The only time I've seen a problem in X is when the xdm-config file looks for a
server in the Xserver file and it's not there. Aproblem I've seen in Debian.
Or the wrong server is used, the right server is used but in an unsupported
mode for the card, or the mode is supported but the mode timings for the mode
aren't in the XF86Config file. Ofcourse there is the event when a user tells
the Xserver he has a multi-sync monitor when in actuallity he has an old VGA
monitor. The former doesn't cause the loop-o-death, it causes monitor death.
So, first off, if the user doesn't see his/her card listed as supported he just
selects a generic Xserver. If that person has gone beyond the standard Windows
setup (VGA) he will know which resolution he was using. We put all possible
mode timings in the initial config. The Xservers default to 8bpp so that isn't
a problem. The largest problem I see is a user that doesn't know the limits of
his/her monitor and sets the refresh too high for it.

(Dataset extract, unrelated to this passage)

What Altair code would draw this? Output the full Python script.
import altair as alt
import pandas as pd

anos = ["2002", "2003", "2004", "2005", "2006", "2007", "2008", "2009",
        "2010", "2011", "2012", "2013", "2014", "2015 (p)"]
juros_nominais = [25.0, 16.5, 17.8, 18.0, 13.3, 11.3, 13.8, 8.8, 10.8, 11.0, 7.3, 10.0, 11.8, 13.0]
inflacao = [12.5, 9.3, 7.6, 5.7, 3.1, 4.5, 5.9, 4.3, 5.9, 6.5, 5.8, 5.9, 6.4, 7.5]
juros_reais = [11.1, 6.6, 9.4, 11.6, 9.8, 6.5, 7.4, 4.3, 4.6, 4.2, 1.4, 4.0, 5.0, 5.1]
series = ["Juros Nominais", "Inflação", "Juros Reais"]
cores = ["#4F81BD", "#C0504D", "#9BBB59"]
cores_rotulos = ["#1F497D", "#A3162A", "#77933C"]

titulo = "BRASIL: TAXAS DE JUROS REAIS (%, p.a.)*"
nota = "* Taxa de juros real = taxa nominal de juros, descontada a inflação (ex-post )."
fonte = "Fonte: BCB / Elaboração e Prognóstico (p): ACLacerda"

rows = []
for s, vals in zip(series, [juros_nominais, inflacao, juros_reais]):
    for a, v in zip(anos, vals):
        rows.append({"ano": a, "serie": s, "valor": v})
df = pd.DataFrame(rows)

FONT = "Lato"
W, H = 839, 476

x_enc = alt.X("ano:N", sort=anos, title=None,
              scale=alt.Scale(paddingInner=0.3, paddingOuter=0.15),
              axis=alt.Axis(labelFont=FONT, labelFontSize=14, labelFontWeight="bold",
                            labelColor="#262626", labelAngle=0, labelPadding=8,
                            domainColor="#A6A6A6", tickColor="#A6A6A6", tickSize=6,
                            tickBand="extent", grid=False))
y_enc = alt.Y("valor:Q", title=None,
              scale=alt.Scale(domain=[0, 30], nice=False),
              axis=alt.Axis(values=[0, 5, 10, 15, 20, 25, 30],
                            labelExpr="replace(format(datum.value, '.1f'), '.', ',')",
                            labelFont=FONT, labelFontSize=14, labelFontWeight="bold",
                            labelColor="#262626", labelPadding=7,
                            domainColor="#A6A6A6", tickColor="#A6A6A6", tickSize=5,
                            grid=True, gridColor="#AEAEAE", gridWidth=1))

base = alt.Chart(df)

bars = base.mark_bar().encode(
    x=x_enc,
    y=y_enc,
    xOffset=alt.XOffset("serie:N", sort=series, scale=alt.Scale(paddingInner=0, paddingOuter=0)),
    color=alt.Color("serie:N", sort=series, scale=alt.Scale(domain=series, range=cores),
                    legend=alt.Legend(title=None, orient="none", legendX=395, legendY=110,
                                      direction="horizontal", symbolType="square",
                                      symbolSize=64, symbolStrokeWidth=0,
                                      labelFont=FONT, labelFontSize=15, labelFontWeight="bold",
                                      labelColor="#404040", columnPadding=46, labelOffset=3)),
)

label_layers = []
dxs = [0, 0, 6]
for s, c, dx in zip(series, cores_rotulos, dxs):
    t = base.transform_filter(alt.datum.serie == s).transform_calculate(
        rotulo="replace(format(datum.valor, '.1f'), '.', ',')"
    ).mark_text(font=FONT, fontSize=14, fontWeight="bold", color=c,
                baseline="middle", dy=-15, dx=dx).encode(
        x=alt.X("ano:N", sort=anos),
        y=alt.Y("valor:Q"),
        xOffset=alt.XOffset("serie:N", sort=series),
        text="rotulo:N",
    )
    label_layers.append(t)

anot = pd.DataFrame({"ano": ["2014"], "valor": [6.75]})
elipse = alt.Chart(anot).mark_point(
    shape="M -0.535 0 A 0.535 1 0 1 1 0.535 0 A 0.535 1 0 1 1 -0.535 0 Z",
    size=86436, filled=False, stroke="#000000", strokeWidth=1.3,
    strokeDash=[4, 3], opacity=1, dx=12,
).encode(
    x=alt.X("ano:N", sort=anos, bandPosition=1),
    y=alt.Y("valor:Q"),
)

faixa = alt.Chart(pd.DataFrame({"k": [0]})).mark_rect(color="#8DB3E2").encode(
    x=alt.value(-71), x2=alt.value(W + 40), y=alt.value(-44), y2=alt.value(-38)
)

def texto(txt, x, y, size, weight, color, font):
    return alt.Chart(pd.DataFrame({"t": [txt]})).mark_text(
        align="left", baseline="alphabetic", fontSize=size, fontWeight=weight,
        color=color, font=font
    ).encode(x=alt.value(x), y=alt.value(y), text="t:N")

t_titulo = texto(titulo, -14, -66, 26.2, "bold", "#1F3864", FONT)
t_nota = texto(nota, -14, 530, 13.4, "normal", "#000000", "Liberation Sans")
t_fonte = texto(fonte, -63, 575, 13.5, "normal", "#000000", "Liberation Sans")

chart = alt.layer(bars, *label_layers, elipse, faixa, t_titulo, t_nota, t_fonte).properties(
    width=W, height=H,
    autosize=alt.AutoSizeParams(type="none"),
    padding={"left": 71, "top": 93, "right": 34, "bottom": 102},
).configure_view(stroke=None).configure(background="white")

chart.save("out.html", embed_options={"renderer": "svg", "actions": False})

We can make some educated guesses from the info gathered from the user. The
user is warned of the possible death of their system if they input invalid
information. Most of our target users don't know what all this really means
but they sure don't want their system fried so they aren't going to purposely
input info that is beyond the abilities of their system. I would sooner think
that, given a choice of high res and a low res that works on about every setup,
they will choose the safe route and select the generic setting. If they
specify a specific res, then I would assume they are doing so because they
remember that setting from Windows, or were prepared and looked everything up
in Windows before beginning their Linux experience.
So our options can be setup by using the info they provide. We can make
assumtions acording to their resolution. We know a VGA monitor can't display
1024x768 without blowing up. If they specify that we know they have, at least,
a generic SVGA setup.
So in the install process we can do 2 things. We can either force them into a
generic VGA setup for later config, or we can provide an "expert" button and
stress that only those that know what a mode timing is and how to create one
should use expert setup, along with the standard setup which will use the least
destructive setup acording to their input.

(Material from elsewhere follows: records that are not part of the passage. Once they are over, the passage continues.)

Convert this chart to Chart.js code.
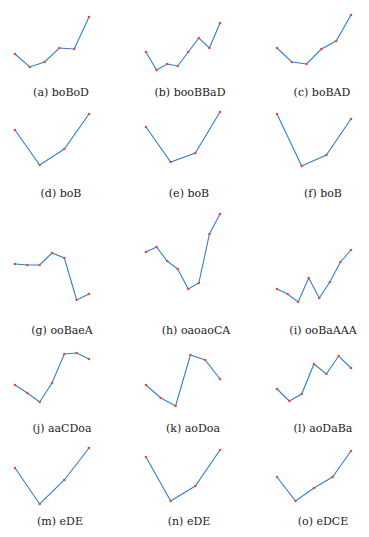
<!DOCTYPE html>
<html>
<head>
<meta charset="utf-8">
<script src="https://cdn.jsdelivr.net/npm/chart.js@4"></script>
<style>
  body { margin: 0; background: #fff; }
  #wrap { position: relative; width: 369px; height: 537px; overflow: hidden; }
  canvas { position: absolute; }
  .cap { position: absolute; font-family: "DejaVu Serif", serif; font-size: 11px; color: #222; white-space: nowrap; transform: translate(-50%, -50%); }
</style>
</head>
<body>
<div id="wrap"></div>
<script>
// captions, one per panel
const captions = [
    "(a) boBoD", "(b) booBBaD", "(c) boBAD",
    "(d) boB", "(e) boB", "(f) boB",
    "(g) ooBaeA", "(h) oaoaoCA", "(i) ooBaAAA",
    "(j) aaCDoa", "(k) aoDoa", "(l) aoDaBa",
    "(m) eDE", "(n) eDE", "(o) eDCE"
];

// values (arbitrary units, shared per row)
const valuesA = [1.8, 0.5, 1.0, 2.4, 2.3, 5.5];
const valuesB = [2.0, 0.2, 0.8, 0.6, 2.0, 3.4, 2.4, 4.9];
const valuesC = [2.4, 1.0, 0.8, 2.3, 3.1, 5.7];
const valuesD = [4.0, 0.5, 2.1, 5.6];
const valuesE = [4.3, 0.8, 1.7, 5.8];
const valuesF = [5.6, 0.4, 1.5, 5.1];
const valuesG = [4.1, 4.0, 4.0, 5.2, 4.7, 0.5, 1.1];
const valuesH = [5.3, 5.8, 4.4, 3.6, 1.6, 2.2, 7.1, 9.1];
const valuesI = [1.6, 1.1, 0.3, 2.7, 0.7, 2.3, 4.3, 5.5];
const valuesJ = [2.5, 1.7, 0.8, 2.7, 5.6, 5.7, 5.1];
const valuesK = [2.5, 1.2, 0.4, 5.5, 5.0, 3.1];
const valuesL = [2.1, 0.9, 1.6, 4.6, 3.6, 5.4, 4.2];
const valuesM = [4.2, 0.6, 3.0, 6.2];
const valuesN = [5.3, 0.9, 2.4, 6.0];
const valuesO = [3.3, 0.9, 2.2, 3.3, 5.9];

const allValues = [valuesA, valuesB, valuesC, valuesD, valuesE, valuesF, valuesG, valuesH, valuesI,
                   valuesJ, valuesK, valuesL, valuesM, valuesN, valuesO];

// y axis top per row (bottom is 0)
const rowMax = [6.2, 6.2, 9.7, 6.2, 6.6];

// layout
const colLeft = [15, 146, 277];
const plotWidth = 74;
const rowTop = [10, 108, 208, 348, 444];
const rowBottom = [72, 170, 305, 410, 510];
const capY = [92, 193, 330, 428, 521];
const capX = [61, 61, 62, 62, 60, 190, 189, 196, 193, 189, 322, 323, 323, 323, 323];
const pad = 4;

const wrap = document.getElementById("wrap");

allValues.forEach(function(values, i) {
    const row = Math.floor(i / 3);
    const col = i % 3;
    const h = rowBottom[row] - rowTop[row];

    const canvas = document.createElement("canvas");
    canvas.width = plotWidth + pad * 2;
    canvas.height = h + pad * 2;
    canvas.style.left = (colLeft[col] - pad) + "px";
    canvas.style.top = (rowTop[row] - pad) + "px";
    wrap.appendChild(canvas);

    new Chart(canvas.getContext("2d"), {
        type: "line",
        data: {
            labels: values.map((v, k) => k),
            datasets: [{
                data: values,
                borderColor: "#2f7fd1",
                borderWidth: 1.1,
                pointBackgroundColor: "#e5502f",
                pointBorderColor: "#e5502f",
                pointRadius: 1.3,
                pointBorderWidth: 0,
                tension: 0,
                clip: false
            }]
        },
        options: {
            responsive: false,
            animation: false,
            layout: { padding: pad },
            plugins: { legend: { display: false }, tooltip: { enabled: false } },
            scales: {
                x: { display: false, offset: false },
                y: { display: false, min: 0, max: rowMax[row] }
            }
        }
    });

    const cap = document.createElement("div");
    cap.className = "cap";
    cap.textContent = captions[i];
    cap.style.left = capX[col * 5 + row] + "px";
    cap.style.top = capY[row] + "px";
    wrap.appendChild(cap);
});
</script>
</body>
</html>
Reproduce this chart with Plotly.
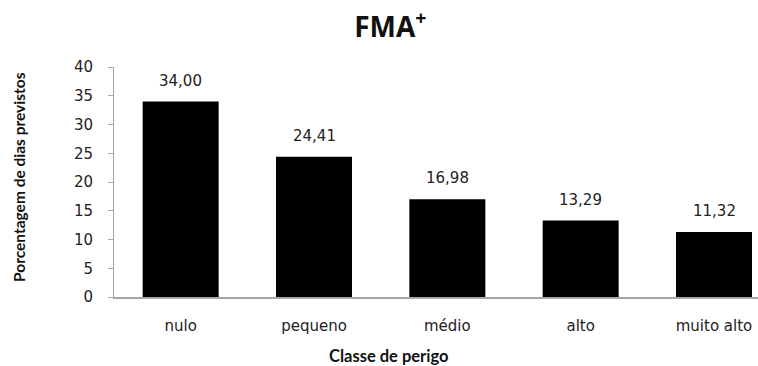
import plotly.graph_objects as go

categories = ["nulo", "pequeno", "médio", "alto", "muito alto"]
values = [34.00, 24.41, 16.98, 13.29, 11.32]
labels = [f"{v:.2f}".replace(".", ",") for v in values]
y_ticks = [0, 5, 10, 15, 20, 25, 30, 35, 40]

tick_font = dict(family="DejaVu Sans, Verdana, sans-serif", size=15, color="#222222")
bold_font = "Liberation Sans Narrow, Lato, Open Sans, sans-serif"

fig = go.Figure()
fig.add_trace(go.Bar(
    x=categories, y=values, width=0.57,
    marker=dict(color="#000000", line=dict(width=0)),
    hoverinfo="skip",
))

for c, v, t in zip(categories, values, labels):
    fig.add_annotation(x=c, y=v, text=t, showarrow=False, yanchor="bottom",
                       yshift=10, font=dict(family="DejaVu Sans, sans-serif", size=15, color="#222222"))

# axis titles placed as annotations (positions relative to paper)
fig.add_annotation(xref="paper", yref="paper", x=(388 - 114) / 644, y=-(356 - 297) / 230,
                   text="<b>Classe de perigo</b>", showarrow=False,
                   xanchor="center", yanchor="middle",
                   font=dict(family="Lato, Open Sans, sans-serif", size=16.5, color="#111111"))
fig.add_annotation(xref="paper", yref="paper", x=-(114 - 19) / 644, y=(297 - 177) / 230,
                   text="<b>Porcentagem de dias previstos</b>", showarrow=False, textangle=-90,
                   xanchor="center", yanchor="middle",
                   font=dict(family=bold_font, size=15.5, color="#111111"))

fig.update_layout(
    width=758, height=366,
    margin=dict(l=114, r=0, t=67, b=69),
    paper_bgcolor="white", plot_bgcolor="white",
    showlegend=False,
    title=dict(text="<b>FMA<sup>+</sup></b>", x=0.515, xanchor="center", y=0.925, yanchor="middle",
               font=dict(family="Open Sans, sans-serif", size=28, color="#111111")),
    xaxis=dict(type="category", range=[-0.5, 4.33], showline=True, linecolor="#a6a6a6",
               linewidth=1.5, ticks="", tickfont=tick_font, ticklabelstandoff=14,
               showgrid=False, zeroline=False),
    yaxis=dict(range=[0, 40], tickvals=y_ticks, showline=True, linecolor="#a6a6a6",
               linewidth=1, ticks="outside", ticklen=5, tickcolor="#a6a6a6",
               tickfont=tick_font, ticklabelstandoff=12, showgrid=False, zeroline=False),
)

fig.write_html("out.html")
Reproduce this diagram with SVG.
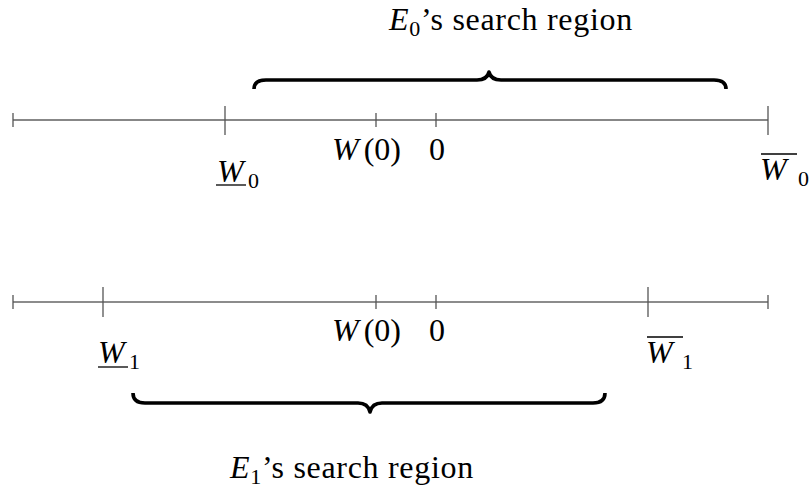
<svg xmlns="http://www.w3.org/2000/svg" width="811" height="490" viewBox="0 0 811 490">
<style>
text, tspan{font-family:'Liberation Serif','Times New Roman',serif !important}
.lt{font-size:32px;fill:#000}
.sub{font-size:22px}
.it{font-style:italic}
.axis{stroke:#111;stroke-width:1.2;fill:none}
.axis2{stroke:#666;stroke-width:1.6;fill:none}
.tick{stroke:#555;stroke-width:1.3}
.brace{fill:none;stroke:#000;stroke-width:3.6;stroke-linejoin:round}
.bar{stroke:#000;stroke-width:1.3}
</style>
<rect width="811" height="490" fill="#fff"/>
<g id="connectors">
<line class="axis" x1="13" y1="120" x2="768" y2="120"/>
<line class="axis2" x1="13" y1="302" x2="768" y2="302"/>
</g>
<g id="top-axis-ticks">
<line class="tick" x1="13" y1="113" x2="13" y2="127"/>
<line class="tick" x1="225" y1="106" x2="225" y2="135"/>
<line class="tick" x1="376" y1="113" x2="376" y2="127"/>
<line class="tick" x1="436" y1="113" x2="436" y2="127"/>
<line class="tick" x1="768" y1="106" x2="768" y2="135"/>
</g>
<g id="bottom-axis-ticks">
<line class="tick" x1="13" y1="295" x2="13" y2="309"/>
<line class="tick" x1="103" y1="287" x2="103" y2="317"/>
<line class="tick" x1="376" y1="295" x2="376" y2="309"/>
<line class="tick" x1="436" y1="295" x2="436" y2="309"/>
<line class="tick" x1="648" y1="287" x2="648" y2="317"/>
<line class="tick" x1="768" y1="295" x2="768" y2="309"/>
</g>
<g id="top-brace">
<path class="brace" d="M254,89 Q254,80 266,80 L477,80 Q487,80 489,72 Q491,80 501,80 L714,80 Q726,80 726,89"/>
</g>
<g id="bottom-brace">
<path class="brace" d="M133,393 Q133,403 145,403 L358,403 Q368,403 370,412 Q372,403 382,403 L593,403 Q605,403 605,393"/>
</g>
<g id="top-title">
<text style="font-family:'Liberation Serif',serif" font-family="Liberation Serif" class="lt" x="389" y="30" letter-spacing="0.7"><tspan class="it">E</tspan><tspan class="sub" dy="6">0</tspan><tspan dy="-6">’s search region</tspan></text>
</g>
<g id="top-labels">
<text style="font-family:'Liberation Serif',serif" font-family="Liberation Serif" class="lt" x="332" y="160"><tspan class="it">W</tspan><tspan dx="5">(0)</tspan></text>
<text style="font-family:'Liberation Serif',serif" font-family="Liberation Serif" class="lt" x="429" y="160">0</text>
<text style="font-family:'Liberation Serif',serif" font-family="Liberation Serif" class="lt it" x="217" y="182">W</text>
<line class="bar" x1="216" y1="185" x2="246" y2="185"/>
<text style="font-family:'Liberation Serif',serif" font-family="Liberation Serif" class="lt sub" x="248" y="188">0</text>
<text style="font-family:'Liberation Serif',serif" font-family="Liberation Serif" class="lt it" x="760" y="180">W</text>
<line class="bar" x1="761" y1="154" x2="797" y2="154"/>
<text style="font-family:'Liberation Serif',serif" font-family="Liberation Serif" class="lt sub" x="798" y="186">0</text>
</g>
<g id="bottom-labels">
<text style="font-family:'Liberation Serif',serif" font-family="Liberation Serif" class="lt" x="332" y="341"><tspan class="it">W</tspan><tspan dx="5">(0)</tspan></text>
<text style="font-family:'Liberation Serif',serif" font-family="Liberation Serif" class="lt" x="429" y="341">0</text>
<text style="font-family:'Liberation Serif',serif" font-family="Liberation Serif" class="lt it" x="98" y="363">W</text>
<line class="bar" x1="98" y1="367" x2="128" y2="367"/>
<text style="font-family:'Liberation Serif',serif" font-family="Liberation Serif" class="lt sub" x="129" y="369">1</text>
<text style="font-family:'Liberation Serif',serif" font-family="Liberation Serif" class="lt it" x="646" y="363">W</text>
<line class="bar" x1="647" y1="337" x2="683" y2="337"/>
<text style="font-family:'Liberation Serif',serif" font-family="Liberation Serif" class="lt sub" x="682" y="369">1</text>
</g>
<g id="bottom-title">
<text style="font-family:'Liberation Serif',serif" font-family="Liberation Serif" class="lt" x="230" y="478" letter-spacing="0.7"><tspan class="it">E</tspan><tspan class="sub" dy="6">1</tspan><tspan dy="-6">’s search region</tspan></text>
</g>
</svg>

The bottom line here is...all of you go get a VGA Xserver and setup your
config's to use a generic VGA monitor. I'll bet that not one of you will post
an XDM/X failure on this list. Remember, if one of you wants to show me up by
getting an old EGA monitor out of the closet, that anybody still using an EGA
monitor will know enough not to set it up as a VGA.
One more thing. As far as installing a new card, we can always do a compare on
the video BIOS to see if the card has been changed and throw them back into a
generic VGA setup at boot time, tell them there apears to be new hardware on
the system and put them in the config process again.
- -> Windows detects problems when the user does a CTRL-ALT-DEL just after
- -> boot, in that case it enters failsafe mode.
Generic VGA is a failsafe mode, for our purposes. Ruling out file corruption.
On that note we can throw them into a shell menu, like pdmenu if the drive was
checked because it was not unmounted cleanly. Selecting X from that shell will
use a timer. If they indicate X is working properly then XDM is re-enabled and
So are we fighting this fight because it's impossible or because we have some
purists that hardly ever use X to begin with and/or don't understand that the
majority of Windows users (our target) just don't want to fool with it. They
want it to start in X so they can do what it is they want to do. How many of
you are so annoyed by splash screens and confirmation boxes that you disable
them where possible? That's what we would be doing by dropping them in a shell
for them to start X manually. It's just one more step for them to go through
*every time* they want to work or play.
If they want a console system with X on it that is an entirely different setup
available and has nothing to do with this thread.
Give your very best today. Heaven knows it's little enough.